INFORMATION PROVIDED ▸
..........

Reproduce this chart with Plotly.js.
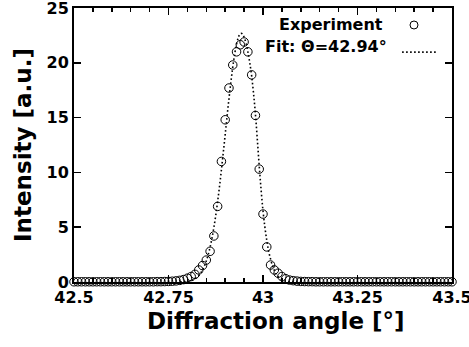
<!DOCTYPE html>
<html>
<head>
<meta charset="utf-8">
<script src="https://cdn.plot.ly/plotly-3.0.1.min.js"></script>
<style>html,body{margin:0;padding:0;background:#fff;}#chart{width:469px;height:347px;}</style>
</head>
<body>
<div id="chart"></div>
<script>
// Experimental points: diffraction angle [deg] and intensity [a.u.]
const expAngle = [
  42.50, 42.51, 42.52, 42.53, 42.54, 42.55, 42.56, 42.57, 42.58, 42.59,
  42.60, 42.61, 42.62, 42.63, 42.64, 42.65, 42.66, 42.67, 42.68, 42.69,
  42.70, 42.71, 42.72, 42.73, 42.74, 42.75, 42.76, 42.77, 42.78, 42.79,
  42.80, 42.81, 42.82, 42.83, 42.84, 42.85, 42.86, 42.87, 42.88, 42.89,
  42.90, 42.91, 42.92, 42.93, 42.94, 42.95, 42.96, 42.97, 42.98, 42.99,
  43.00, 43.01, 43.02, 43.03, 43.04, 43.05, 43.06, 43.07, 43.08, 43.09,
  43.10, 43.11, 43.12, 43.13, 43.14, 43.15, 43.16, 43.17, 43.18, 43.19,
  43.20, 43.21, 43.22, 43.23, 43.24, 43.25, 43.26, 43.27, 43.28, 43.29,
  43.30, 43.31, 43.32, 43.33, 43.34, 43.35, 43.36, 43.37, 43.38, 43.39,
  43.40, 43.41, 43.42, 43.43, 43.44, 43.45, 43.46, 43.47, 43.48, 43.49,
  43.50
];
const expIntensity = [
  0.02, 0.02, 0.02, 0.02, 0.02, 0.02, 0.02, 0.02, 0.02, 0.02,
  0.02, 0.02, 0.02, 0.02, 0.02, 0.02, 0.02, 0.02, 0.02, 0.02,
  0.02, 0.02, 0.03, 0.03, 0.04, 0.05, 0.07, 0.10, 0.15, 0.22,
  0.35, 0.50, 0.70, 1.10, 1.50, 2.00, 2.80, 4.20, 6.90, 11.0,
  14.8, 17.7, 19.8, 21.0, 21.65, 21.9, 21.0, 18.9, 15.2, 10.3,
  6.2, 3.2, 1.55, 1.10, 0.80, 0.50, 0.30, 0.18, 0.12, 0.08,
  0.05, 0.04, 0.03, 0.03, 0.02, 0.02, 0.02, 0.02, 0.02, 0.02,
  0.02, 0.02, 0.02, 0.02, 0.02, 0.02, 0.02, 0.02, 0.02, 0.02,
  0.02, 0.02, 0.02, 0.02, 0.02, 0.02, 0.02, 0.02, 0.02, 0.02,
  0.02, 0.02, 0.02, 0.02, 0.02, 0.02, 0.02, 0.02, 0.02, 0.02,
  0.02
];
// Fit curve
const fitAngle = [
  42.78, 42.79, 42.80, 42.81, 42.82, 42.83, 42.835, 42.84, 42.845, 42.85,
  42.855, 42.86, 42.865, 42.87, 42.875, 42.88, 42.885, 42.89, 42.895, 42.90,
  42.905, 42.91, 42.915, 42.92, 42.925, 42.93, 42.935, 42.94, 42.945, 42.95,
  42.955, 42.96, 42.965, 42.97, 42.975, 42.98, 42.985, 42.99, 42.995, 43.00,
  43.005, 43.01, 43.015, 43.02, 43.025, 43.03, 43.035, 43.04, 43.045, 43.05,
  43.06, 43.07, 43.08, 43.09
];
const fitIntensity = [
  0.01, 0.03, 0.06, 0.14, 0.30, 0.59, 0.81, 1.09, 1.46, 1.92,
  2.49, 3.18, 4.00, 4.97, 6.08, 7.34, 8.74, 10.24, 11.83, 13.47,
  15.12, 16.73, 18.24, 19.61, 20.78, 21.70, 22.33, 22.66, 22.66, 22.33,
  21.8, 21.0, 20.0, 18.8, 17.2, 15.3, 13.0, 10.6, 8.4, 6.5,
  5.0, 3.8, 2.8, 2.1, 1.5, 1.05, 0.72, 0.48, 0.32, 0.20,
  0.08, 0.03, 0.01, 0.005
];
const xTickVals = [42.5, 42.75, 43, 43.25, 43.5];
const xTickText = ['42.5', '42.75', '43', '43.25', '43.5'];
const yTickVals = [0, 5, 10, 15, 20, 25];
const yTickText = ['0', '5', '10', '15', '20', '25'];
const legendLabels = ['Experiment', 'Fit: \u0398=42.94\u00b0'];
const xTitle = 'Diffraction angle [\u00b0]';
const yTitle = 'Intensity [a.u.]';

const FONT = 'DejaVu Sans, Liberation Sans, Arial, sans-serif';

const traces = [
  {
    x: expAngle, y: expIntensity, type: 'scatter', mode: 'markers',
    name: legendLabels[0], cliponaxis: false, showlegend: false,
    marker: {symbol: 'circle-open', size: 8.5, color: '#000', line: {width: 1, color: '#000'}}
  },
  {
    x: fitAngle, y: fitIntensity, type: 'scatter', mode: 'lines',
    name: legendLabels[1], showlegend: false,
    line: {color: '#000', width: 1.6, dash: '1.6px,2.4px', shape: 'spline'}
  }
];

const axisCommon = {
  showgrid: false, zeroline: false, showline: true, linecolor: '#000', linewidth: 2,
  mirror: 'allticks', ticks: 'inside', tickcolor: '#000', tickwidth: 1.5, ticklen: 7,
  ticklabeloverflow: 'allow',
  tickfont: {family: FONT, size: 16, color: '#000', weight: 'bold'}
};

const layout = {
  width: 469, height: 347,
  margin: {l: 74, r: 17, t: 8, b: 65},
  paper_bgcolor: '#fff', plot_bgcolor: '#fff',
  showlegend: false,
  xaxis: Object.assign({}, axisCommon, {
    range: [42.5, 43.5], tickmode: 'array', tickvals: xTickVals, ticktext: xTickText,
    minor: {tick0: 42.5, dtick: 0.05, ticks: 'inside', ticklen: 4, tickwidth: 1.5, tickcolor: '#000', showgrid: false}
  }),
  yaxis: Object.assign({}, axisCommon, {
    range: [0, 25], tickmode: 'array', tickvals: yTickVals, ticktext: yTickText,
    title: {text: yTitle, standoff: 8, font: {family: FONT, size: 23, color: '#000', weight: 'bold'}}
  }),
  annotations: [
    {xref: 'paper', yref: 'paper', x: 0.534, y: -0.142, xanchor: 'center', yanchor: 'middle',
     text: xTitle, showarrow: false, font: {family: FONT, size: 23, color: '#000', weight: 'bold'}},
    {xref: 'paper', yref: 'paper', x: 0.823, y: 0.941, xanchor: 'right', yanchor: 'middle',
     text: legendLabels[0], showarrow: false, font: {family: FONT, size: 16, color: '#000', weight: 'bold'}},
    {xref: 'paper', yref: 'paper', x: 0.834, y: 0.861, xanchor: 'right', yanchor: 'middle',
     text: legendLabels[1], showarrow: false, font: {family: FONT, size: 16, color: '#000', weight: 'bold'}}
  ],
  shapes: [
    {type: 'circle', xref: 'paper', yref: 'paper', xsizemode: 'pixel', ysizemode: 'pixel',
     xanchor: 0.8995, yanchor: 0.938, x0: -4, x1: 4, y0: -4, y1: 4,
     line: {color: '#000', width: 1}},
    {type: 'line', xref: 'paper', yref: 'paper', x0: 0.868, x1: 0.960, y0: 0.839, y1: 0.839,
     line: {color: '#000', width: 1.6, dash: '1.6px,2.4px'}}
  ]
};

Plotly.newPlot('chart', traces, layout, {displayModeBar: false, staticPlot: true});
</script>
</body>
</html>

..........

Quote the preceding listing precisely and completely, omitting its images.

RESULT ▸
Reproduce this chart with Plotly.js.
<!DOCTYPE html>
<html>
<head>
<meta charset="utf-8">
<script src="https://cdn.plot.ly/plotly-3.0.1.min.js"></script>
<style>html,body{margin:0;padding:0;background:#fff;}#chart{width:469px;height:347px;}</style>
</head>
<body>
<div id="chart"></div>
<script>
// Experimental points: diffraction angle [deg] and intensity [a.u.]
const expAngle = [
  42.50, 42.51, 42.52, 42.53, 42.54, 42.55, 42.56, 42.57, 42.58, 42.59,
  42.60, 42.61, 42.62, 42.63, 42.64, 42.65, 42.66, 42.67, 42.68, 42.69,
  42.70, 42.71, 42.72, 42.73, 42.74, 42.75, 42.76, 42.77, 42.78, 42.79,
  42.80, 42.81, 42.82, 42.83, 42.84, 42.85, 42.86, 42.87, 42.88, 42.89,
  42.90, 42.91, 42.92, 42.93, 42.94, 42.95, 42.96, 42.97, 42.98, 42.99,
  43.00, 43.01, 43.02, 43.03, 43.04, 43.05, 43.06, 43.07, 43.08, 43.09,
  43.10, 43.11, 43.12, 43.13, 43.14, 43.15, 43.16, 43.17, 43.18, 43.19,
  43.20, 43.21, 43.22, 43.23, 43.24, 43.25, 43.26, 43.27, 43.28, 43.29,
  43.30, 43.31, 43.32, 43.33, 43.34, 43.35, 43.36, 43.37, 43.38, 43.39,
  43.40, 43.41, 43.42, 43.43, 43.44, 43.45, 43.46, 43.47, 43.48, 43.49,
  43.50
];
const expIntensity = [
  0.02, 0.02, 0.02, 0.02, 0.02, 0.02, 0.02, 0.02, 0.02, 0.02,
  0.02, 0.02, 0.02, 0.02, 0.02, 0.02, 0.02, 0.02, 0.02, 0.02,
  0.02, 0.02, 0.03, 0.03, 0.04, 0.05, 0.07, 0.10, 0.15, 0.22,
  0.35, 0.50, 0.70, 1.10, 1.50, 2.00, 2.80, 4.20, 6.90, 11.0,
  14.8, 17.7, 19.8, 21.0, 21.65, 21.9, 21.0, 18.9, 15.2, 10.3,
  6.2, 3.2, 1.55, 1.10, 0.80, 0.50, 0.30, 0.18, 0.12, 0.08,
  0.05, 0.04, 0.03, 0.03, 0.02, 0.02, 0.02, 0.02, 0.02, 0.02,
  0.02, 0.02, 0.02, 0.02, 0.02, 0.02, 0.02, 0.02, 0.02, 0.02,
  0.02, 0.02, 0.02, 0.02, 0.02, 0.02, 0.02, 0.02, 0.02, 0.02,
  0.02, 0.02, 0.02, 0.02, 0.02, 0.02, 0.02, 0.02, 0.02, 0.02,
  0.02
];
// Fit curve
const fitAngle = [
  42.78, 42.79, 42.80, 42.81, 42.82, 42.83, 42.835, 42.84, 42.845, 42.85,
  42.855, 42.86, 42.865, 42.87, 42.875, 42.88, 42.885, 42.89, 42.895, 42.90,
  42.905, 42.91, 42.915, 42.92, 42.925, 42.93, 42.935, 42.94, 42.945, 42.95,
  42.955, 42.96, 42.965, 42.97, 42.975, 42.98, 42.985, 42.99, 42.995, 43.00,
  43.005, 43.01, 43.015, 43.02, 43.025, 43.03, 43.035, 43.04, 43.045, 43.05,
  43.06, 43.07, 43.08, 43.09
];
const fitIntensity = [
  0.01, 0.03, 0.06, 0.14, 0.30, 0.59, 0.81, 1.09, 1.46, 1.92,
  2.49, 3.18, 4.00, 4.97, 6.08, 7.34, 8.74, 10.24, 11.83, 13.47,
  15.12, 16.73, 18.24, 19.61, 20.78, 21.70, 22.33, 22.66, 22.66, 22.33,
  21.8, 21.0, 20.0, 18.8, 17.2, 15.3, 13.0, 10.6, 8.4, 6.5,
  5.0, 3.8, 2.8, 2.1, 1.5, 1.05, 0.72, 0.48, 0.32, 0.20,
  0.08, 0.03, 0.01, 0.005
];
const xTickVals = [42.5, 42.75, 43, 43.25, 43.5];
const xTickText = ['42.5', '42.75', '43', '43.25', '43.5'];
const yTickVals = [0, 5, 10, 15, 20, 25];
const yTickText = ['0', '5', '10', '15', '20', '25'];
const legendLabels = ['Experiment', 'Fit: \u0398=42.94\u00b0'];
const xTitle = 'Diffraction angle [\u00b0]';
const yTitle = 'Intensity [a.u.]';

const FONT = 'DejaVu Sans, Liberation Sans, Arial, sans-serif';

const traces = [
  {
    x: expAngle, y: expIntensity, type: 'scatter', mode: 'markers',
    name: legendLabels[0], cliponaxis: false, showlegend: false,
    marker: {symbol: 'circle-open', size: 8.5, color: '#000', line: {width: 1, color: '#000'}}
  },
  {
    x: fitAngle, y: fitIntensity, type: 'scatter', mode: 'lines',
    name: legendLabels[1], showlegend: false,
    line: {color: '#000', width: 1.6, dash: '1.6px,2.4px', shape: 'spline'}
  }
];

const axisCommon = {
  showgrid: false, zeroline: false, showline: true, linecolor: '#000', linewidth: 2,
  mirror: 'allticks', ticks: 'inside', tickcolor: '#000', tickwidth: 1.5, ticklen: 7,
  ticklabeloverflow: 'allow',
  tickfont: {family: FONT, size: 16, color: '#000', weight: 'bold'}
};

const layout = {
  width: 469, height: 347,
  margin: {l: 74, r: 17, t: 8, b: 65},
  paper_bgcolor: '#fff', plot_bgcolor: '#fff',
  showlegend: false,
  xaxis: Object.assign({}, axisCommon, {
    range: [42.5, 43.5], tickmode: 'array', tickvals: xTickVals, ticktext: xTickText,
    minor: {tick0: 42.5, dtick: 0.05, ticks: 'inside', ticklen: 4, tickwidth: 1.5, tickcolor: '#000', showgrid: false}
  }),
  yaxis: Object.assign({}, axisCommon, {
    range: [0, 25], tickmode: 'array', tickvals: yTickVals, ticktext: yTickText,
    title: {text: yTitle, standoff: 8, font: {family: FONT, size: 23, color: '#000', weight: 'bold'}}
  }),
  annotations: [
    {xref: 'paper', yref: 'paper', x: 0.534, y: -0.142, xanchor: 'center', yanchor: 'middle',
     text: xTitle, showarrow: false, font: {family: FONT, size: 23, color: '#000', weight: 'bold'}},
    {xref: 'paper', yref: 'paper', x: 0.823, y: 0.941, xanchor: 'right', yanchor: 'middle',
     text: legendLabels[0], showarrow: false, font: {family: FONT, size: 16, color: '#000', weight: 'bold'}},
    {xref: 'paper', yref: 'paper', x: 0.834, y: 0.861, xanchor: 'right', yanchor: 'middle',
     text: legendLabels[1], showarrow: false, font: {family: FONT, size: 16, color: '#000', weight: 'bold'}}
  ],
  shapes: [
    {type: 'circle', xref: 'paper', yref: 'paper', xsizemode: 'pixel', ysizemode: 'pixel',
     xanchor: 0.8995, yanchor: 0.938, x0: -4, x1: 4, y0: -4, y1: 4,
     line: {color: '#000', width: 1}},
    {type: 'line', xref: 'paper', yref: 'paper', x0: 0.868, x1: 0.960, y0: 0.839, y1: 0.839,
     line: {color: '#000', width: 1.6, dash: '1.6px,2.4px'}}
  ]
};

Plotly.newPlot('chart', traces, layout, {displayModeBar: false, staticPlot: true});
</script>
</body>
</html>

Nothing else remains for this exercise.